I quit blogging about politics some time ago -- and nearly quit blogging completely.

Why bother? Since the 2006 election -- the so-called Democratic victory -- little has changed. The War of Lies Inc. drags on without an end in sight. The Dems seem content to suck their thumbs and give sub-30% approved Bush whatever he wants. Nothing changed. I went back quietly to my art.

But now, to my astonishment, my former governor, Mike Huckabee, long known in these here parts as "The Huckster," is apparently being taken seriously on the national stage and could well be my next president. And just when I was celebrating finally being rid of him after a long eleven nightmare years in Arkansas.

If you liked Bush, you'll adore The Huckster. You better. Otherwise, be prepared for a close encounter his thin-skinned, petulant churlishness.

The Huckster has a huge chip on his shoulder. Enough is never enough.

Tie down the silverware, too. The Rev-Bro-Gov will turn the White House into his private rectory.

You say you wanna theocracy? You always knew Bush was putting you on with all that Christian pandering to the base. Just a Rovian ploy. Not our boy Mike. He's a true believer in the whole literal Biblical, non-evolutionary, Adam and Steve, don't be Left Behind scenario. And The Rapture is only a red button press away.

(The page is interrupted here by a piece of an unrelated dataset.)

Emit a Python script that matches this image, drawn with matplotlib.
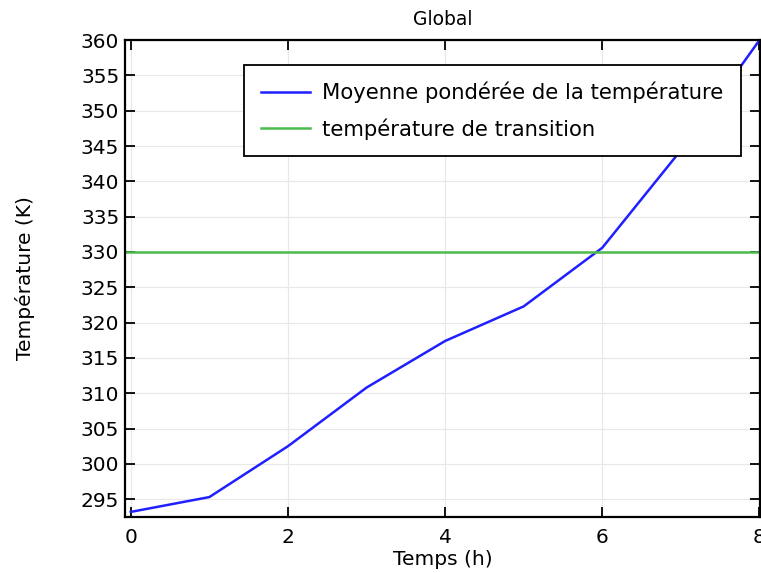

And forget about gay rights (you'll probably be "isolated" anyway) and abortion rights (it's a holocaust, you see). Expect no compassion from this compassionate conservative -- unless you're a rapist the Clinton-haters hate. Preacher Mike is quick to forgive when the Lord's work results in his own political expediency.

I shudder when I contemplate hard drive crushin' Huckabee Supreme Court appointments. Bush will look enlightened by comparison.

But Huck's no bumbler like Bush. He's as slick and glib as they come. Quick with a joke, too -- usually at someone else's expense. Bad humor is his private rhetoric to avoid substance on any issue. You'll be laughing all the way to Armageddon.

But, unlike The Huckster, your one-way ticket into heavenly glory hasn't been pre-punched.

Long time Little Rock writer John Brummet has Our Former Governor pegged:

The Dumond matter raises worthy questions about Huckabee's ability or willingness to think beyond what his moral and partisan instincts tell him. The tobacco issue raises equally worthy questions about the chip on his shoulder and a rationalized sense of entitlement.

Dig into The Huffington Post's ongoing expose of Huckabee's pardon of Wayne Dumond -- first here, then here.

Max Brantley at the Arkansas Times has long had Huckabee's number. Read his Salon article here.

Mother Jones has a fairly good listing of quotable Hucksterisms here.

Unfortunately, writer David Corn leaves out some of my all-time favorites. Like Huckabee's signature on a document proclaiming women's role as a servant to men.

Who hearts Huckabee? Certainly not me.

Wake me when his MSM lovefest is over...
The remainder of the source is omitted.